I guess what I am hoping for is more depth on the rationale, including the science behind the collection and propagation steps for all of these recipes/preparations.  

I am very interested in the idea of collecting diverse suites of micro-organisms to inoculate my soil.  The hesitation I have with these techniques is I don't understand how they are supposed to work.  I am not particularly interested in perfoming rituals that I don't understand.

I am hoping that there is some literature about these techniques that goes more in depth into the microbiology of these techniques, particularly for the Indigenous Micro-organism processes.  There are questions I have about how this system actually works.

If I were designing a protocol for harvesting a diverse suite of microbes/micro-organisms from the wild from scratch, I am not sure if this is the protocol I would design.  My hesitation is that in a wild setting, different organisms are adapted to specific conditions, food substrates, and parameters.  If an organism is native to a forest soil ecosystem or a grassland soil, how effective will it be at colonizing steamed rice?  I understand that many organisms will quickly grow on such a rich carbohydrate source given the chance, but is this a substrate that will favor the organisms most useful in an agricultural soil vs other organisms that are more adapted to swiftly colonize a windfall of food such a batch of rice would represent?  And in the second step, where this rice culture is mixed with sugar, it seems intuitive to me that adding a rich sugar solution will absolutely favor certain types of microbes over others.  It is hard to see how adding sugar can make a culture shelf stable indefinitely.  It seems clear that if you mix the rice culture with jaggery/sugar 1:1 you will lower the water activity below the ability of most microbes to grow, but if held at that state over time, the cells of most bacteria and fungi are going to slowly die off, and it seems likely that most protozoans etc will be killed?  

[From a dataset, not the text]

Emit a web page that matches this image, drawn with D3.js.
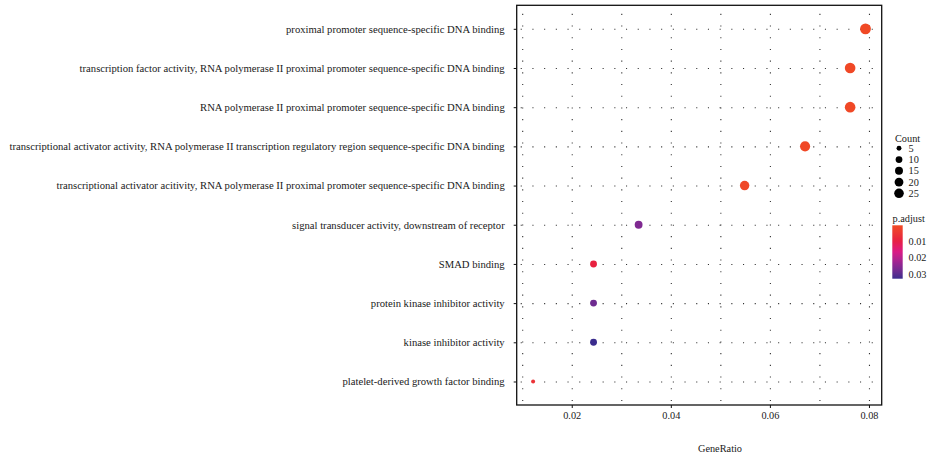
<!DOCTYPE html>
<html>
<head>
<meta charset="utf-8">
<script src="https://cdn.jsdelivr.net/npm/d3@7"></script>
<style>
  html, body { margin: 0; padding: 0; background: #fff; }
  svg { display: block; }
  text { font-family: "Liberation Serif", "Times New Roman", serif; fill: #1a1a1a; }
</style>
</head>
<body>
<svg id="chart" width="928" height="457"></svg>
<script>
// ---- data ----
const categories = [
  "proximal promoter sequence-specific DNA binding",
  "transcription factor activity, RNA polymerase II proximal promoter sequence-specific DNA binding",
  "RNA polymerase II proximal promoter sequence-specific DNA binding",
  "transcriptional activator activity, RNA polymerase II transcription regulatory region sequence-specific DNA binding",
  "transcriptional activator acitivity, RNA polymerase II proximal promoter sequence-specific DNA binding",
  "signal transducer activity, downstream of receptor",
  "SMAD binding",
  "protein kinase inhibitor activity",
  "kinase inhibitor activity",
  "platelet-derived growth factor binding"
];
const geneRatio = [0.0793, 0.0762, 0.0762, 0.0671, 0.0549, 0.0335, 0.0244, 0.0244, 0.0244, 0.0122];
const counts    = [26, 25, 25, 22, 18, 11, 8, 8, 8, 4];
const pAdjust   = [0.0006, 0.0008, 0.0008, 0.0009, 0.0010, 0.0262, 0.0094, 0.0280, 0.0328, 0.0062];
const xTicks = [0.02, 0.04, 0.06, 0.08];
const xMinorTicks = [0.01, 0.03, 0.05, 0.07];
const countBreaks = [5, 10, 15, 20, 25];
const pBreaks = [0.01, 0.02, 0.03];
const pLimits = [0.0003, 0.0328];
const colorFractions = [0, 0.28, 0.5, 0.72, 1];
const colorStops = ["#F04A24", "#E8213F", "#D91A86", "#962593", "#3A2C8D"];

// ---- layout ----
const svg = d3.select("#chart");
const panel = { left: 516.7, right: 881.7, top: 5.3, bottom: 405 };
const W = panel.right - panel.left, H = panel.bottom - panel.top;

const x = d3.scaleLinear().domain([0.00889, 0.08257]).range([panel.left, panel.right]);
const y = d3.scalePoint().domain(categories).range([panel.top, panel.bottom]).padding(0.6);

const pFrac = d3.scaleLinear().domain(pLimits).range([0, 1]).clamp(true);
const colorInterp = d3.scaleLinear().domain(colorFractions).range(colorStops).interpolate(d3.interpolateLab);
const color = p => colorInterp(pFrac(p));

const countNorm = d3.scaleLinear().domain([4, 26]).range([0, 1]).clamp(true);
const rSqrt = d3.scaleSqrt().domain([0, 1]).range([2, 5.4]);
const radius = c => rSqrt(countNorm(c));

// ---- grid (dotted) ----
const gridColor = "#333";
const hGrid = svg.append("g").attr("transform", `translate(${panel.left},0)`)
  .call(d3.axisLeft(y).tickSize(-W).tickFormat(""));
hGrid.select(".domain").remove();
hGrid.selectAll("line").attr("stroke", gridColor).attr("stroke-width", 1.1)
  .attr("stroke-dasharray", "1.1,10.6").attr("x1", 0).attr("x2", W)
  .attr("stroke-dashoffset", -4);

const vGrid = svg.append("g").attr("transform", `translate(0,${panel.bottom})`)
  .call(d3.axisBottom(x).tickValues(xMinorTicks.concat(xTicks)).tickSize(-H).tickFormat(""));
vGrid.select(".domain").remove();
vGrid.selectAll("line").attr("stroke", gridColor).attr("stroke-width", 1.1)
  .attr("stroke-dasharray", "1.1,10.6").attr("stroke-dashoffset", -4);

// ---- points ----
const rows = categories.map((c, i) => ({ cat: c, ratio: geneRatio[i], count: counts[i], p: pAdjust[i] }));
svg.append("g").selectAll("circle").data(rows).join("circle")
  .attr("cx", d => x(d.ratio))
  .attr("cy", d => y(d.cat))
  .attr("r", d => radius(d.count))
  .attr("fill", d => color(d.p));

// ---- panel border ----
svg.append("rect").attr("x", panel.left).attr("y", panel.top).attr("width", W).attr("height", H)
  .attr("fill", "none").attr("stroke", "#111").attr("stroke-width", 1.3);

// ---- axes ----
const xAxis = svg.append("g").attr("transform", `translate(0,${panel.bottom})`)
  .call(d3.axisBottom(x).tickValues(xTicks).tickSize(3).tickPadding(4).tickFormat(d3.format(".2f")));
xAxis.select(".domain").remove();
xAxis.selectAll("line").attr("stroke", "#111");
xAxis.selectAll("text").attr("font-size", 10.3).attr("fill", "#1a1a1a")
  .style("font-family", "'Liberation Serif', serif");

const yAxis = svg.append("g").attr("transform", `translate(${panel.left},0)`)
  .call(d3.axisLeft(y).tickSize(3).tickPadding(9));
yAxis.select(".domain").remove();
yAxis.selectAll("line").attr("stroke", "#111");
yAxis.selectAll("text").attr("font-size", 10.65).attr("fill", "#1a1a1a")
  .style("font-family", "'Liberation Serif', serif");

svg.append("text").attr("x", 720).attr("y", 452).attr("text-anchor", "middle")
  .attr("font-size", 10.3).text("GeneRatio");

// ---- size legend ----
svg.append("text").attr("x", 895).attr("y", 141.5).attr("font-size", 10.3).text("Count");
const legYs = d3.scaleLinear().domain([5, 25]).range([148.3, 193.3]);
const sizeLeg = svg.append("g");
sizeLeg.selectAll("circle").data(countBreaks).join("circle")
  .attr("cx", 899).attr("cy", d => legYs(d)).attr("r", d => radius(d) * 0.9).attr("fill", "#000");
sizeLeg.selectAll("text").data(countBreaks).join("text")
  .attr("x", 908.5).attr("y", d => legYs(d) + 3.5).attr("font-size", 10.3).text(d => d);

// ---- colour bar ----
svg.append("text").attr("x", 892.5).attr("y", 222).attr("font-size", 10.3).text("p.adjust");
const bar = { x: 892.3, y: 225.3, w: 10.4, h: 53.4 };
const defs = svg.append("defs");
const grad = defs.append("linearGradient").attr("id", "pgrad")
  .attr("x1", 0).attr("y1", 0).attr("x2", 0).attr("y2", 1);
grad.selectAll("stop").data(d3.range(0, 1.0001, 0.05)).join("stop")
  .attr("offset", d => d).attr("stop-color", d => colorInterp(d));
svg.append("rect").attr("x", bar.x).attr("y", bar.y).attr("width", bar.w).attr("height", bar.h)
  .attr("fill", "url(#pgrad)");
const barY = d3.scaleLinear().domain(pLimits).range([bar.y, bar.y + bar.h]);
svg.append("g").selectAll("text").data(pBreaks).join("text")
  .attr("x", 908.5).attr("y", d => barY(d) + 3.5).attr("font-size", 10.3)
  .text(d => d3.format(".2f")(d));
</script>
</body>
</html>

When you change the conditions it seems obvious that you will quickly change the species composition from what you started with.  So do these techniques truly culture wild biology or are they more like sauerkraut where there are all kinds of bacteria/microbes initially but you create conditions that favor very specific suites that do what you want?  If it is the second one, then what organisms are they?  If these steps are in fact a fantastic screening system for extracting the most useful species from wild ecosystems to be used in agricultural contexts that is also interesting, but I'd like to have some explanation as to what species and what they are doing etc.  

I'm hoping that this information exists in some form.  Thanks.
6 years ago
Hello,

 I have recently seen some mention of Korean Natural Farming on a market gardening resource I follow.  I am interested in learning more about the system.  I found a few Youtube videos by Chris Trump and others, and I found this subforum on permies, as well as a large number of very confusing websites that purport to be about various versions/flavors of Asian Natural Farming, whether it be Korean, JADAM, etc.  

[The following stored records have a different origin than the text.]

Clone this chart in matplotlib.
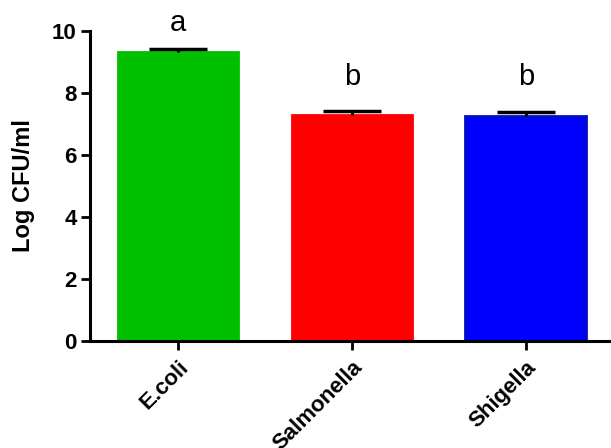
import matplotlib
matplotlib.use("Agg")
import matplotlib.pyplot as plt

# Bacterial counts per organism
categories = ["E.coli", "Salmonella", "Shigella"]
means = [9.32, 7.28, 7.27]
errors = [0.10, 0.13, 0.13]
letters = ["a", "b", "b"]
letter_heights = [10.0, 8.26, 8.26]
yticks = [0, 2, 4, 6, 8, 10]

fill_colors = ["#00C000", "#FF0000", "#0000FF"]
edge_colors = ["#00C000", "#FF0000", "#0010C0"]

plt.rcParams["font.family"] = ["Liberation Sans", "DejaVu Sans"]

fig = plt.figure(figsize=(6.11, 4.48), dpi=100)
ax = fig.add_axes([0.1473, 0.2388, 0.851, 0.692])

x = list(range(len(categories)))
ax.bar(x, means, width=0.695, color=fill_colors, edgecolor=edge_colors,
       linewidth=2, zorder=2)

# upper-only error bars: hide the cap at the lower end
_, caps, _ = ax.errorbar(x, means, yerr=[[0] * len(errors), errors],
                         fmt="none", ecolor="black", elinewidth=2.2,
                         capsize=21, capthick=2.5, zorder=3)
for cap in caps:
    if list(cap.get_ydata()) == list(means):
        cap.set_visible(False)

for xi, lab, h in zip(x, letters, letter_heights):
    ax.text(xi, h, lab, ha="center", va="baseline", fontsize=21)

ax.set_xlim(-0.506, 2.483)
ax.set_ylim(0, 10)
ax.set_yticks(yticks)
ax.set_xticks(x)
ax.set_xticklabels(categories, rotation=45, ha="right", va="top",
                   rotation_mode="anchor", fontsize=16, fontweight="bold")
for t in ax.get_yticklabels():
    t.set_fontsize(16)
    t.set_fontweight("bold")

ax.set_ylabel("Log CFU/ml", fontsize=17, fontweight="bold", labelpad=12)

for side in ["top", "right"]:
    ax.spines[side].set_visible(False)
for side in ["left", "bottom"]:
    ax.spines[side].set_linewidth(2.2)
ax.tick_params(axis="both", direction="out", length=6.5, width=2, pad=3)
ax.tick_params(axis="x", pad=5)

fig.savefig("out.png", dpi=100)
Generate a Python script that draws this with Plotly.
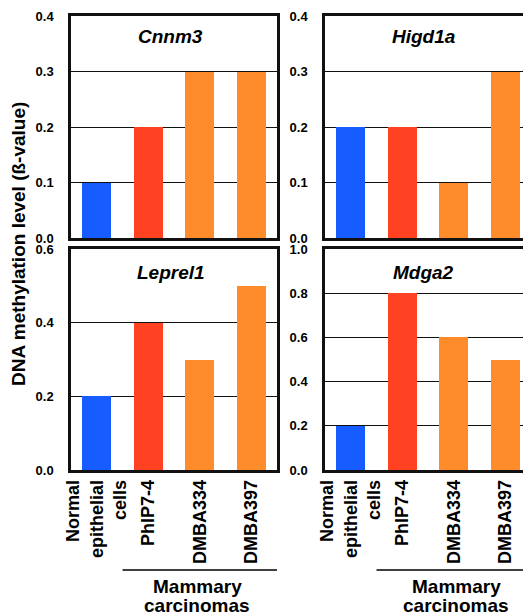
import plotly.graph_objects as go

categories = ["Normal<br>epithelial<br>cells", "PhIP7-4", "DMBA334", "DMBA397"]
genes = ["Cnnm3", "Higd1a", "Leprel1", "Mdga2"]
cnnm3 = [0.1, 0.2, 0.3, 0.3]
higd1a = [0.2, 0.2, 0.1, 0.3]
leprel1 = [0.2, 0.4, 0.3, 0.5]
mdga2 = [0.2, 0.8, 0.6, 0.5]
y_max = [0.4, 0.4, 0.6, 1.0]
y_step = [0.1, 0.1, 0.2, 0.2]
bar_colors = ["#165cff", "#ff4322", "#ff8c2a", "#ff8c2a"]
group_label_lines = ["Mammary", "carcinomas"]
y_title = "DNA methylation level (ß-value)"

series = [cnnm3, higd1a, leprel1, mdga2]

W, H = 523, 615
FONT = "Liberation Sans, Arial, sans-serif"

fig = go.Figure()

# panel geometry (pixels)
x_dom = [(71, 277), (325, 523), (71, 277), (325, 523)]
y_dom = [(16, 238), (16, 238), (249, 470), (249, 470)]
cat_px = 51.5

for i, vals in enumerate(series):
    n = i + 1
    xa = "x" if n == 1 else f"x{n}"
    ya = "y" if n == 1 else f"y{n}"
    fig.add_trace(go.Bar(
        x=list(range(len(categories))), y=vals,
        marker=dict(color=bar_colors, line=dict(width=0)),
        width=0.56, xaxis=xa, yaxis=ya, showlegend=False,
    ))
    x0, x1 = x_dom[i]
    yt, yb = y_dom[i]
    right_edge_full = x0 + 4 * cat_px
    xr_max = 3.5 - (right_edge_full - x1) / cat_px
    bottom = i >= 2
    right = i % 2 == 1
    fig.layout[f"xaxis{'' if n == 1 else n}"] = dict(
        domain=[x0 / W, x1 / W], anchor=ya, range=[-0.5, xr_max],
        showline=True, linewidth=2.5, linecolor="#111", mirror=True,
        showgrid=False, zeroline=False, ticks="", automargin=False,
        tickvals=list(range(len(categories))), ticktext=categories,
        showticklabels=bottom, tickangle=-90,
        tickfont=dict(family=FONT, size=18, color="black", weight="bold"),
    )
    nt = int(round(y_max[i] / y_step[i]))
    tv = [round(k * y_step[i], 2) for k in range(nt + 1)]
    fig.layout[f"yaxis{'' if n == 1 else n}"] = dict(
        domain=[1 - yb / H, 1 - yt / H], anchor=xa, range=[0, y_max[i]],
        showline=True, linewidth=2.5, linecolor="#111", mirror=not right,
        showgrid=True, gridcolor="#111", gridwidth=1, zeroline=False,
        tickvals=tv, ticktext=[f"{v:.1f}" for v in tv], ticks="",
        ticklabelstandoff=12, automargin=False,
        tickfont=dict(family=FONT, size=13, color="black", weight="bold"),
    )

ann = dict(xref="paper", yref="paper", showarrow=False,
           xanchor="center", yanchor="middle")

# panel titles
title_pos = [(170, 36), (424, 36), (171, 272), (423, 272)]
for g, (px, py) in zip(genes, title_pos):
    fig.add_annotation(text=f"<b><i>{g}</i></b>", x=px / W, y=1 - py / H,
                       font=dict(family=FONT, size=19, color="black"), **ann)

# y title
fig.add_annotation(text=f"<b>{y_title}</b>", x=18 / W, y=1 - 244 / H,
                   textangle=-90,
                   font=dict(family=FONT, size=19, color="black"), **ann)

# group brackets and labels
for xa, cx in [("x3", 197), ("x4", 456)]:
    fig.add_shape(type="line", xref=xa, yref="paper", x0=0.5, x1=3.5,
                  y0=1 - 570 / H, y1=1 - 570 / H,
                  line=dict(color="black", width=1.5))
    for line_txt, ly in zip(group_label_lines, [586, 605]):
        fig.add_annotation(text=f"<b>{line_txt}</b>", x=cx / W, y=1 - ly / H,
                           font=dict(family=FONT, size=19, color="black"), **ann)

fig.update_layout(
    width=W, height=H, margin=dict(l=0, r=0, t=0, b=0),
    paper_bgcolor="white", plot_bgcolor="white", bargap=0,
)
fig.write_html("out.html", config={"displayModeBar": False},
               post_script="document.body.style.margin='0';"
                           "document.body.style.overflow='hidden';")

I will say that the idea of increasing soil biodiversity by inoculating it with useful native organisms harvested from natural environments is interesting, but I find some of the claims of the effectiveness of these methods to be hard to believe. I am curious about experimenting.  I would also like to better understand these systems by reading some texts from the original sources vs reading materials developed by others.

I would love it if I could be directed to resources where I can read/buy/download a book about Korean Natural Farming by Cho Han Kyu. I have seen a book written by him mentioned, but i cannot FIND it.  Likewise any material about JADAM or EM, etc written explaining the theory/philosophy behind the methods?  

It is strange to me that I can find many places that will explain the recipes for the various preparations, but almost nothing about the rationale for WHY they are made in the way they are, and what they are supposed to do?  I cannot travel to take expensive courses in Hawaii etc.  I do have time to read.